Após a decisão do Supremo Tribunal Federal (STF) que descriminalizou o porte de maconha para uso pessoal, um mutirão conduzido pelo Conselho Nacional de Justiça (CNJ) revisou 29.725 processos julgados nos últimos oito anos. Desses, 3.676 condenações — o equivalente a 12,4% do total — foram revertidas.
O balanço mostra que, além das absolvições, houve a manutenção de condenações em 16.327 casos, o que representa 54,9% dos processos analisados. Outros 7.434 seguem em fase de manifestação da defesa e do Ministério Público, podendo resultar em novas revisões. Há ainda 2.151 processos pendentes da análise do juiz, também sujeitos a absolvições.
Entre as condenações revertidas existem dois cenários distintos: pessoas antes consideradas usuárias de maconha, que agora foram absolvidas porque essa condição deixou de ser crime; e réus que haviam sido condenados como traficantes apesar de portarem quantidades pequenas da droga. Nessas situações, quando não havia outros indícios de comércio, as condutas foram reclassificadas como uso pessoal, levando à absolvição.
Os dados do CNJ não especificam quantas pessoas foram soltas ou como se distribuem os casos entre esses dois grupos.
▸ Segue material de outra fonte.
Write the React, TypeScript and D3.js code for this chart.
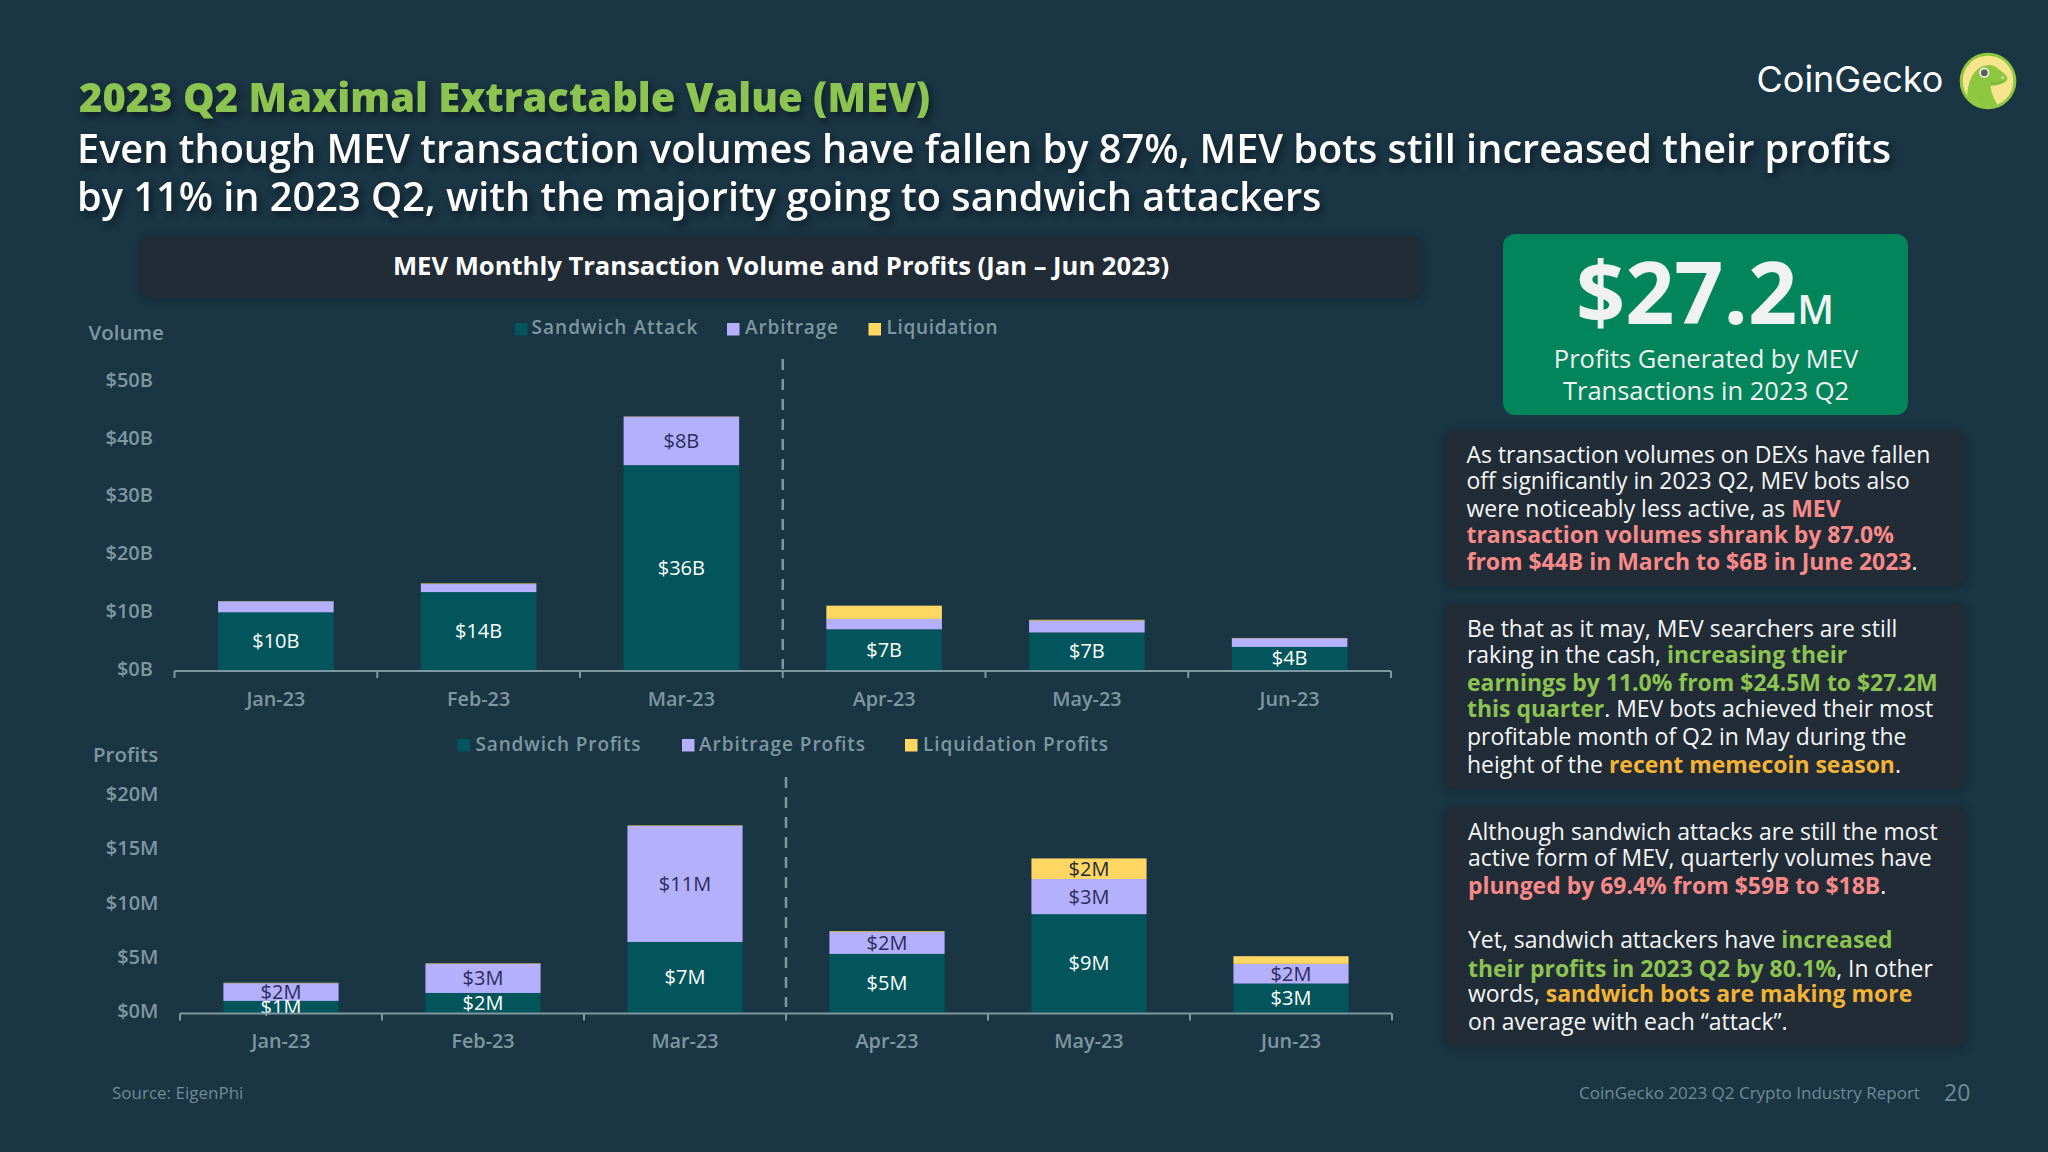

A decisão do STF determinou que quem for flagrado com até 40 gramas de maconha ou seis plantas fêmeas deve ser presumido usuário, salvo se forem encontradas evidências de tráfico, como balança de precisão, anotações ou dinheiro vivo.
O defensor público de São Paulo Filipe Dias Rodrigues reforça que as revisões não beneficiam integrantes de facções criminosas. Segundo ele, os casos envolvem pessoas de “baixíssimo potencial lesivo”, que não representariam risco à sociedade e não deveriam permanecer presas. Para Rodrigues, evitar que usuários sejam confundidos com traficantes é uma medida de segurança pública, já que o ingresso no sistema prisional pode aproximar indivíduos sem histórico criminal de organizações criminosas.
O mutirão apontou que Santa Catarina lidera as reversões, com 1.560 casos, seguida por São Paulo (1.136) e Minas Gerais (485). Além das revisões relacionadas à maconha, o CNJ também analisou prisões preventivas de gestantes e mulheres responsáveis por crianças ou pessoas com deficiência. A inclusão do tema neste ano foi determinada pelo ministro Gilmar Mendes, que mencionou a resistência de tribunais estaduais em conceder prisão domiciliar nos casos previstos em lei — desde que não haja violência no crime investigado.
No total, foram revistos 6.948 processos envolvendo gestantes e mães, resultando na soltura de 2.226 mulheres, a maioria por liberdade provisória, com ou sem monitoramento eletrônico. Em 2.858 casos, porém, as prisões preventivas foram mantidas, principalmente por envolverem crimes praticados com violência ou grave ameaça.
Realizados desde 2008, os mutirões — atualmente inseridos no Plano Pena Justa — buscam enfrentar o “estado de coisas inconstitucional” reconhecido pelo STF no sistema prisional brasileiro, marcado por violações de direitos e superlotação.